Before I start, I want to thank Jon Shafer for his courtesy and kindness on the Bimmerfest, I also want to thank those I have met on Bimmerfest, it was my greatest pleasure to meet you people! 











Finally folks, I got to race with a Dinan M5 this afternoon. It belongs to my local Dinan dealer and the driver, who also happens to own the shop, is a very experienced and capable BMWCCA instructor who has been to many track events with his race tuned E30 M3.

Date: *04/23/02 *
Time: *Approximately 4:50 PM *
Tempature: *75~79 degrees *
Wind: *Mild *
Humidity: *Dry *
Location: *Pacific Coast Highway *
Dinan M5: *2001 with Dinan Cold-Air-Intake with Dinan full-stage software, Dinan free-flow Exhaust and Dinan 3.45 Limited-Slip-Differential. *
Total of Runs:*3 *

The Result:

*1st run: 0~60mph: My car pulled about a yard @ approximately 45mph, about 1.5 car length @ 60mph.

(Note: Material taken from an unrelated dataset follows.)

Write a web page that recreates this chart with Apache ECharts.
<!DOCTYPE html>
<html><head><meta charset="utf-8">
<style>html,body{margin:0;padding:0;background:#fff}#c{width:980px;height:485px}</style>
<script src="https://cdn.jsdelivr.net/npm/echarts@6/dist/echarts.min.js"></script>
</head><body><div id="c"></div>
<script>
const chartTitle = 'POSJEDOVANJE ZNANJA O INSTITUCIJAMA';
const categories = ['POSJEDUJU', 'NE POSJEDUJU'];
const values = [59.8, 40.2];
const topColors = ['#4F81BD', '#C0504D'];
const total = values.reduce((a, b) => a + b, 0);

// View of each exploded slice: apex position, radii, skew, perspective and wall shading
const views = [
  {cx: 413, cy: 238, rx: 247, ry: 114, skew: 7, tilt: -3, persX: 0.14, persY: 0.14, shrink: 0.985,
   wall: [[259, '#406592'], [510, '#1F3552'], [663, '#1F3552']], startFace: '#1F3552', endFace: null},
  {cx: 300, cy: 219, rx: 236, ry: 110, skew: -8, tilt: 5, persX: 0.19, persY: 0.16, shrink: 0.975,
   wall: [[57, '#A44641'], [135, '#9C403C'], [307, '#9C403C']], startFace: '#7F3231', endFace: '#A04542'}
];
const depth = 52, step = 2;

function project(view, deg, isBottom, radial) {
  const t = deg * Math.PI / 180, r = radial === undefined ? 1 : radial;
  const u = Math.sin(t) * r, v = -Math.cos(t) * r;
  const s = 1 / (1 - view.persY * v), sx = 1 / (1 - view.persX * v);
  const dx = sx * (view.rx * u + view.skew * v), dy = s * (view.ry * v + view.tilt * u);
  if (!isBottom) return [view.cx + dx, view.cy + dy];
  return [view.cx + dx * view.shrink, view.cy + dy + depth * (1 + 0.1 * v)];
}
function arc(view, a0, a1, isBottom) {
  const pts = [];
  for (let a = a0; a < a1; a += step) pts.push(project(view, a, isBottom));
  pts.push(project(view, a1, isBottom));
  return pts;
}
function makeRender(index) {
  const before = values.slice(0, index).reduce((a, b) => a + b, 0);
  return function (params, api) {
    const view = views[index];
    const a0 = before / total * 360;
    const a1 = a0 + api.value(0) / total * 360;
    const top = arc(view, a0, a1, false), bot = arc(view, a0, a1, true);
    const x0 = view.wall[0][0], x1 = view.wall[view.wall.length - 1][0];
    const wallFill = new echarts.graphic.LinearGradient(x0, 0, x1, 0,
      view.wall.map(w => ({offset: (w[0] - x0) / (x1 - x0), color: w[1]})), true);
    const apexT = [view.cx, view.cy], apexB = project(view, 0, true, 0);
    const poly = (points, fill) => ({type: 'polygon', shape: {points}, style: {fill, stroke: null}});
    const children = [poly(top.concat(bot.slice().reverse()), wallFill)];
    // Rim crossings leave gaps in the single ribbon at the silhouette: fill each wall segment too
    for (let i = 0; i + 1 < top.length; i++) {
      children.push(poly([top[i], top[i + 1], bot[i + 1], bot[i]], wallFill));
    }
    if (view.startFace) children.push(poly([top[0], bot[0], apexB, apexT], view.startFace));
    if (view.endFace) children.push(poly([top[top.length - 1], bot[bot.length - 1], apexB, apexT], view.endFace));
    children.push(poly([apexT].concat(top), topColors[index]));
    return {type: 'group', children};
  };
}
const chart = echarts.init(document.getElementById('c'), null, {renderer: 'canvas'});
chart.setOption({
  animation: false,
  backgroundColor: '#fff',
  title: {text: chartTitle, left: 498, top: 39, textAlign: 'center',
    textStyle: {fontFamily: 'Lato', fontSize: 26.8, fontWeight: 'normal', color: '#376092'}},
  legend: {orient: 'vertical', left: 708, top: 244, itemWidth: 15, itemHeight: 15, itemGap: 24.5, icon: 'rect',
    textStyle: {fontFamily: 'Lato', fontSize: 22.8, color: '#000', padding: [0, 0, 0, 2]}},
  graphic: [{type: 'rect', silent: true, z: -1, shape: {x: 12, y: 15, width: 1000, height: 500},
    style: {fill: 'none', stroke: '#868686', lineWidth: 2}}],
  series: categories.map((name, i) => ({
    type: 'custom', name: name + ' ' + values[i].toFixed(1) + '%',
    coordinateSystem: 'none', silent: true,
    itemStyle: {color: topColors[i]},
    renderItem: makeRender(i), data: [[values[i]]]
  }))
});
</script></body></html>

2nd run: 0~60mph: My car pulled about a yard @ approximately 42mph, about 1.5 car length @ 60mph.

3rd run: 0~100 mph: My car pulled about a yard @ approximately 43mph, about 2 + car length @80mph, I could see the M5 in my rear view mirror @ about 105mph *

I didn't use the brake n' gas launch, just stomp on the gas on the count of 3 (1, 2, 3, GO!) while I leave my gear in the sports mode slot. The reason for this is that even though I might have had more powerful launches when I used brake n' gas method, I didn't want to end up with too much wheel spin by not doing it right.

When I confirmed with the owner of M5, he told me that he had a good launch on all 3 runs. We didn't get to go over 110MPH because we didn't want the CHP to pay us a visit. All 3 runs were very consistent for me, which I attribute to my car being an automatic, and our timing very accurate.

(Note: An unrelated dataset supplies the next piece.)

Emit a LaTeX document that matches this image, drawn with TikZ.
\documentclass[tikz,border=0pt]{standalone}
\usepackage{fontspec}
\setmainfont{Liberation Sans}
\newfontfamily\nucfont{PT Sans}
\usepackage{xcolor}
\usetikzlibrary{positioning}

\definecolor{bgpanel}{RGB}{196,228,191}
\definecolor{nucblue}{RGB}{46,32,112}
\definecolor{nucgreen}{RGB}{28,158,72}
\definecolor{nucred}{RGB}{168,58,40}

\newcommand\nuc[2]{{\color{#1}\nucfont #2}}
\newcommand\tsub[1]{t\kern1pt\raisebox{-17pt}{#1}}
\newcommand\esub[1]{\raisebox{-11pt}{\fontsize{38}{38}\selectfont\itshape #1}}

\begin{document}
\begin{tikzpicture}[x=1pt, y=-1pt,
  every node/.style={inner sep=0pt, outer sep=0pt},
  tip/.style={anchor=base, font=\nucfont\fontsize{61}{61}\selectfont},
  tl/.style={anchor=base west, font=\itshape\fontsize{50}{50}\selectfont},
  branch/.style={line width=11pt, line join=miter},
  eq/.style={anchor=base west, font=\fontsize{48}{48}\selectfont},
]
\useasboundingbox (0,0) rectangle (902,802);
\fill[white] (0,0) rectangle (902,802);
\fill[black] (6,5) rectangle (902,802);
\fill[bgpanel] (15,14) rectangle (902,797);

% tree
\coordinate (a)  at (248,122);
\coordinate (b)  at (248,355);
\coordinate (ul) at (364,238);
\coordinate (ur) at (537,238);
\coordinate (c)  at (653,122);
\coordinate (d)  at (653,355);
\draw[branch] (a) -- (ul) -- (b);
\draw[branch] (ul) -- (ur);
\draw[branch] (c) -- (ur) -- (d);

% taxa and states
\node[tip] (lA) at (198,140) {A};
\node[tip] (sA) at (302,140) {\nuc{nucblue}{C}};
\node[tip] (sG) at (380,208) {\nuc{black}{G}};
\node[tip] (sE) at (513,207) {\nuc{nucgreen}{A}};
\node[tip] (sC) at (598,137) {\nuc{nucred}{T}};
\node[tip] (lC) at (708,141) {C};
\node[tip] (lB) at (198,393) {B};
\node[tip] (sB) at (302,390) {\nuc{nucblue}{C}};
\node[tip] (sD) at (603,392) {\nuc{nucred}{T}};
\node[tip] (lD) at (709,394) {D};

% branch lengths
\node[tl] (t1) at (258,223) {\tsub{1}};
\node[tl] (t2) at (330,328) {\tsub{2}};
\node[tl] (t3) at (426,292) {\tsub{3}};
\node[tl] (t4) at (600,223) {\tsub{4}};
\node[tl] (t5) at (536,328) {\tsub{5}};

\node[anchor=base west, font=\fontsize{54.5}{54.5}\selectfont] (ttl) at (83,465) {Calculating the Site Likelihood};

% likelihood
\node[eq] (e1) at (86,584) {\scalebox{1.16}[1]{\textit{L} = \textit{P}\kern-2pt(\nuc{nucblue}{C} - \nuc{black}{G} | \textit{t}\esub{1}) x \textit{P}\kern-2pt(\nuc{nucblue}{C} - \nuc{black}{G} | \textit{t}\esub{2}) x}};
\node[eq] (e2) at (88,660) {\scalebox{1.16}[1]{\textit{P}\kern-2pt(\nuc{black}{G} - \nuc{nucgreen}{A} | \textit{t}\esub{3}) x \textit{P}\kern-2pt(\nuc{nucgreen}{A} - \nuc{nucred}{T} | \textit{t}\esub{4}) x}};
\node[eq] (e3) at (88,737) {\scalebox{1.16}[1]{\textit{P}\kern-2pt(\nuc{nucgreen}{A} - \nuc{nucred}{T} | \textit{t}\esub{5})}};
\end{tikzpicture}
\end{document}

Honestly I didn't expect my 540i to do this well against the Dinan M5. My first gear ends @ approximately 40mph and my second gear ends around 75mph (I have a 3.15 LSD. This M5 however, had a 3.45 LSD). When my first gear ended, the M5 and I were very close, with me having a slight advantage. After my shift to 2nd gear, the tach dropped at about 4500 RPM, which as anyone who has seen my dyno knows is where the Dinan S/C is well into producing more HP than the M5. It was then that I was able to pull away from the M5.

I hope you enjoyed this story. I am not looking for flames, and I only wanted to share with you the answer to the question that many have had; what would happen between a M5 and a Dinan S/C 540i.

Peace & Happy Motoring!

Regards,
JIMMY


----------



## Nick325xiT 5spd (Dec 24, 2001)

You put all that money into your car and it doesn't even have a real transmission? :dunno: h


----------



## Jimmy540i.com (Apr 3, 2002)

I'm afraid the answer is Yes. :dunno:


----------



## SONET (Mar 1, 2002)

Where exactly were you on PCH Jimmy? 

Nice car, but be careful! 

--SONET


----------



## Jimmy540i.com (Apr 3, 2002)

Near Avacado. 

Thanks for your advice!


----------



## SONET (Mar 1, 2002)

I have no clue where that is. LA area I guess.

Not that you would heed any advice I might give (who am I anyway? heh), but I'm glad to hand it out any old time. :lmao:

Drive safely!

--SONET


----------



## ayn (Dec 19, 2001)

uh oh... he finally found the 'fest! haha... =)

--Andrew


----------



## in_d_haus (Jan 2, 2002)

Great car, saw it at the 'fest. :thumb:

To me this says a lot for the M5. Racing a normally aspirated car with a supercharged one is like comparing apples to oranges. 

No flame intended,
Haus


----------